Start of EXTRACTED ENTRIES

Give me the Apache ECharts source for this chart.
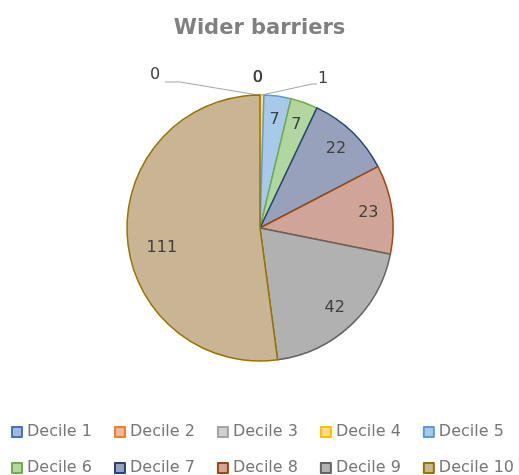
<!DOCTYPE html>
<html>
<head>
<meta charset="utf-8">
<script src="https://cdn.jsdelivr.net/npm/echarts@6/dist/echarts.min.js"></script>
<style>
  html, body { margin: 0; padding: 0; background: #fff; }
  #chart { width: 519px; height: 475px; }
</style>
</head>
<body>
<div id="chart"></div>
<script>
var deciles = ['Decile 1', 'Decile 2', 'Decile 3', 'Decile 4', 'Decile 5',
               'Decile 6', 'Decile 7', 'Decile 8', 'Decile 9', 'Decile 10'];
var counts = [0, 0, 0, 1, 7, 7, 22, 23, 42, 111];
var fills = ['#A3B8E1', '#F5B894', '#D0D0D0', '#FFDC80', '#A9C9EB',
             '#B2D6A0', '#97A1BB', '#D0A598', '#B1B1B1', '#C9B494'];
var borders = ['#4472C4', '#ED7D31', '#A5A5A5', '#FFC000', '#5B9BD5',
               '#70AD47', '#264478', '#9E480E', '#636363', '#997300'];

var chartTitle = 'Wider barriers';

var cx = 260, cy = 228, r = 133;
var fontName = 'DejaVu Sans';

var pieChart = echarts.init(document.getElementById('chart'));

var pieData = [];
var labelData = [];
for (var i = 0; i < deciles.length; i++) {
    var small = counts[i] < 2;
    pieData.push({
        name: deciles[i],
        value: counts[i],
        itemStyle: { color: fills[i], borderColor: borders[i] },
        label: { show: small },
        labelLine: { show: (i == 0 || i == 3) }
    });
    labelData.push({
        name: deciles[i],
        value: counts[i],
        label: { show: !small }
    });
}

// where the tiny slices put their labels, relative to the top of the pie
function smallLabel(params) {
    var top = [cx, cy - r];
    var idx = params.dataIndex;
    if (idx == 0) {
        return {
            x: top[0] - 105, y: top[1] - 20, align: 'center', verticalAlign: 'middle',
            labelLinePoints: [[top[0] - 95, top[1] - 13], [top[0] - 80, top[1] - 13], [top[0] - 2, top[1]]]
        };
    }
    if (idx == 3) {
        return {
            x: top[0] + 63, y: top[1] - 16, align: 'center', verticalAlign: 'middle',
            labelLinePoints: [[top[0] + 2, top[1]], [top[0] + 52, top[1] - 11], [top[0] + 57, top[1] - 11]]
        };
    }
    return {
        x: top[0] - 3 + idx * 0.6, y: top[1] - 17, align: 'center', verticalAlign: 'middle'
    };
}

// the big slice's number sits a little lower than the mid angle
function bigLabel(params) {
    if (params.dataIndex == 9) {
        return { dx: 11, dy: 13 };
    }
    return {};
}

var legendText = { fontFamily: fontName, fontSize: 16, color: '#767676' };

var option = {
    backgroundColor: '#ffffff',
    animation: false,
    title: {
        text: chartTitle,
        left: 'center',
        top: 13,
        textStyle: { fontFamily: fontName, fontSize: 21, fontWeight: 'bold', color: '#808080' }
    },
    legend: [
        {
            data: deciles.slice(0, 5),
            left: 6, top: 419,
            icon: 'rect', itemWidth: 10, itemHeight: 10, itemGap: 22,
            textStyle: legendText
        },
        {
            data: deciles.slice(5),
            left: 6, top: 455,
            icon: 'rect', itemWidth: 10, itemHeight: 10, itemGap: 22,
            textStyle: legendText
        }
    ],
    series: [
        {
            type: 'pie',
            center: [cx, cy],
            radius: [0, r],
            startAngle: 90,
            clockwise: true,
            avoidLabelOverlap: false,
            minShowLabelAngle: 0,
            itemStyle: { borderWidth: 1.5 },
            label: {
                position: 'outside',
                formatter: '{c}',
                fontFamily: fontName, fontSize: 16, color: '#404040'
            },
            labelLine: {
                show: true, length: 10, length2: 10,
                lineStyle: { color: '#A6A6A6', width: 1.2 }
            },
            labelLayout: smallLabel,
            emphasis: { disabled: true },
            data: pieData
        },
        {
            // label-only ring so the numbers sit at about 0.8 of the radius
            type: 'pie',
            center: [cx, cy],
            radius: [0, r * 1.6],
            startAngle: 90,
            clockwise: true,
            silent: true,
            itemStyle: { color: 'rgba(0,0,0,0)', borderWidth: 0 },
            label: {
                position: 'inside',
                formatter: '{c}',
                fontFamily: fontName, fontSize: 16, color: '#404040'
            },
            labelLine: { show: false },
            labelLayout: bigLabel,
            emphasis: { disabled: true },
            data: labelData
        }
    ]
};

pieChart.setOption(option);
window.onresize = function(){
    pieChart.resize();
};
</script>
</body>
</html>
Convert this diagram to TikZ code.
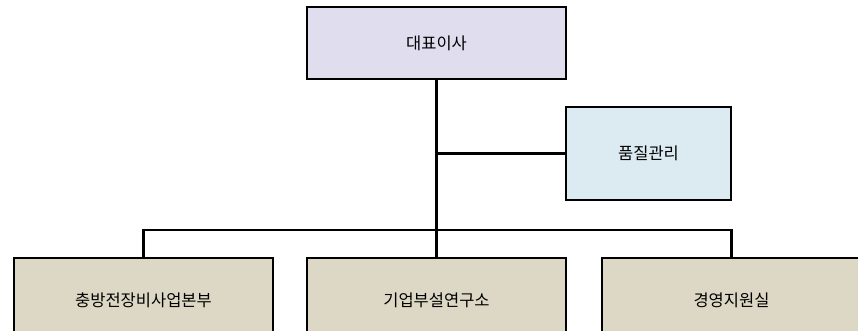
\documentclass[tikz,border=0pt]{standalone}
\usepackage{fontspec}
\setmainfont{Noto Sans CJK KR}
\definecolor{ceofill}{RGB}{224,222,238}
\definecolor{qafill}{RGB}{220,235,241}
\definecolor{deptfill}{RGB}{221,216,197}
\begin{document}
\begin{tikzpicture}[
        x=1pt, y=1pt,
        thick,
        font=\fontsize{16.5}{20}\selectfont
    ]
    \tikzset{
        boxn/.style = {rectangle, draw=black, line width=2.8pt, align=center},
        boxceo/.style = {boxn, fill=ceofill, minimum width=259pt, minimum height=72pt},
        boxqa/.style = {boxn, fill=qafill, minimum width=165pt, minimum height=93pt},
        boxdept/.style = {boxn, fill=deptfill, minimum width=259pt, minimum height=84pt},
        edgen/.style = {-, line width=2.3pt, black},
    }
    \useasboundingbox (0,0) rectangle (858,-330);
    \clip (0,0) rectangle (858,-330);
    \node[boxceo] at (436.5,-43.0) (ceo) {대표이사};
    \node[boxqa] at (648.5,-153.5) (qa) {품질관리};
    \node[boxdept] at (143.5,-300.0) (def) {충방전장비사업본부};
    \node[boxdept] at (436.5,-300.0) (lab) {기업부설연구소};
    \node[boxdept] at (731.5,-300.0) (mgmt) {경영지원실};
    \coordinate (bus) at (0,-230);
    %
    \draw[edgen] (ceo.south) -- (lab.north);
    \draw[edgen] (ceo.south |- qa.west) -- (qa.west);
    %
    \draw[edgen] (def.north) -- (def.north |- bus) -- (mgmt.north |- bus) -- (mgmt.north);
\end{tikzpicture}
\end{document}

End of EXTRACTED ENTRIES

● THE TASK:
Copy out all the records exactly, excluding pictures.

● RIGHT ANSWER:
Give me the Apache ECharts source for this chart.
<!DOCTYPE html>
<html>
<head>
<meta charset="utf-8">
<script src="https://cdn.jsdelivr.net/npm/echarts@6/dist/echarts.min.js"></script>
<style>
  html, body { margin: 0; padding: 0; background: #fff; }
  #chart { width: 519px; height: 475px; }
</style>
</head>
<body>
<div id="chart"></div>
<script>
var deciles = ['Decile 1', 'Decile 2', 'Decile 3', 'Decile 4', 'Decile 5',
               'Decile 6', 'Decile 7', 'Decile 8', 'Decile 9', 'Decile 10'];
var counts = [0, 0, 0, 1, 7, 7, 22, 23, 42, 111];
var fills = ['#A3B8E1', '#F5B894', '#D0D0D0', '#FFDC80', '#A9C9EB',
             '#B2D6A0', '#97A1BB', '#D0A598', '#B1B1B1', '#C9B494'];
var borders = ['#4472C4', '#ED7D31', '#A5A5A5', '#FFC000', '#5B9BD5',
               '#70AD47', '#264478', '#9E480E', '#636363', '#997300'];

var chartTitle = 'Wider barriers';

var cx = 260, cy = 228, r = 133;
var fontName = 'DejaVu Sans';

var pieChart = echarts.init(document.getElementById('chart'));

var pieData = [];
var labelData = [];
for (var i = 0; i < deciles.length; i++) {
    var small = counts[i] < 2;
    pieData.push({
        name: deciles[i],
        value: counts[i],
        itemStyle: { color: fills[i], borderColor: borders[i] },
        label: { show: small },
        labelLine: { show: (i == 0 || i == 3) }
    });
    labelData.push({
        name: deciles[i],
        value: counts[i],
        label: { show: !small }
    });
}

// where the tiny slices put their labels, relative to the top of the pie
function smallLabel(params) {
    var top = [cx, cy - r];
    var idx = params.dataIndex;
    if (idx == 0) {
        return {
            x: top[0] - 105, y: top[1] - 20, align: 'center', verticalAlign: 'middle',
            labelLinePoints: [[top[0] - 95, top[1] - 13], [top[0] - 80, top[1] - 13], [top[0] - 2, top[1]]]
        };
    }
    if (idx == 3) {
        return {
            x: top[0] + 63, y: top[1] - 16, align: 'center', verticalAlign: 'middle',
            labelLinePoints: [[top[0] + 2, top[1]], [top[0] + 52, top[1] - 11], [top[0] + 57, top[1] - 11]]
        };
    }
    return {
        x: top[0] - 3 + idx * 0.6, y: top[1] - 17, align: 'center', verticalAlign: 'middle'
    };
}

// the big slice's number sits a little lower than the mid angle
function bigLabel(params) {
    if (params.dataIndex == 9) {
        return { dx: 11, dy: 13 };
    }
    return {};
}

var legendText = { fontFamily: fontName, fontSize: 16, color: '#767676' };

var option = {
    backgroundColor: '#ffffff',
    animation: false,
    title: {
        text: chartTitle,
        left: 'center',
        top: 13,
        textStyle: { fontFamily: fontName, fontSize: 21, fontWeight: 'bold', color: '#808080' }
    },
    legend: [
        {
            data: deciles.slice(0, 5),
            left: 6, top: 419,
            icon: 'rect', itemWidth: 10, itemHeight: 10, itemGap: 22,
            textStyle: legendText
        },
        {
            data: deciles.slice(5),
            left: 6, top: 455,
            icon: 'rect', itemWidth: 10, itemHeight: 10, itemGap: 22,
            textStyle: legendText
        }
    ],
    series: [
        {
            type: 'pie',
            center: [cx, cy],
            radius: [0, r],
            startAngle: 90,
            clockwise: true,
            avoidLabelOverlap: false,
            minShowLabelAngle: 0,
            itemStyle: { borderWidth: 1.5 },
            label: {
                position: 'outside',
                formatter: '{c}',
                fontFamily: fontName, fontSize: 16, color: '#404040'
            },
            labelLine: {
                show: true, length: 10, length2: 10,
                lineStyle: { color: '#A6A6A6', width: 1.2 }
            },
            labelLayout: smallLabel,
            emphasis: { disabled: true },
            data: pieData
        },
        {
            // label-only ring so the numbers sit at about 0.8 of the radius
            type: 'pie',
            center: [cx, cy],
            radius: [0, r * 1.6],
            startAngle: 90,
            clockwise: true,
            silent: true,
            itemStyle: { color: 'rgba(0,0,0,0)', borderWidth: 0 },
            label: {
                position: 'inside',
                formatter: '{c}',
                fontFamily: fontName, fontSize: 16, color: '#404040'
            },
            labelLine: { show: false },
            labelLayout: bigLabel,
            emphasis: { disabled: true },
            data: labelData
        }
    ]
};

pieChart.setOption(option);
window.onresize = function(){
    pieChart.resize();
};
</script>
</body>
</html>
Convert this diagram to TikZ code.
\documentclass[tikz,border=0pt]{standalone}
\usepackage{fontspec}
\setmainfont{Noto Sans CJK KR}
\definecolor{ceofill}{RGB}{224,222,238}
\definecolor{qafill}{RGB}{220,235,241}
\definecolor{deptfill}{RGB}{221,216,197}
\begin{document}
\begin{tikzpicture}[
        x=1pt, y=1pt,
        thick,
        font=\fontsize{16.5}{20}\selectfont
    ]
    \tikzset{
        boxn/.style = {rectangle, draw=black, line width=2.8pt, align=center},
        boxceo/.style = {boxn, fill=ceofill, minimum width=259pt, minimum height=72pt},
        boxqa/.style = {boxn, fill=qafill, minimum width=165pt, minimum height=93pt},
        boxdept/.style = {boxn, fill=deptfill, minimum width=259pt, minimum height=84pt},
        edgen/.style = {-, line width=2.3pt, black},
    }
    \useasboundingbox (0,0) rectangle (858,-330);
    \clip (0,0) rectangle (858,-330);
    \node[boxceo] at (436.5,-43.0) (ceo) {대표이사};
    \node[boxqa] at (648.5,-153.5) (qa) {품질관리};
    \node[boxdept] at (143.5,-300.0) (def) {충방전장비사업본부};
    \node[boxdept] at (436.5,-300.0) (lab) {기업부설연구소};
    \node[boxdept] at (731.5,-300.0) (mgmt) {경영지원실};
    \coordinate (bus) at (0,-230);
    %
    \draw[edgen] (ceo.south) -- (lab.north);
    \draw[edgen] (ceo.south |- qa.west) -- (qa.west);
    %
    \draw[edgen] (def.north) -- (def.north |- bus) -- (mgmt.north |- bus) -- (mgmt.north);
\end{tikzpicture}
\end{document}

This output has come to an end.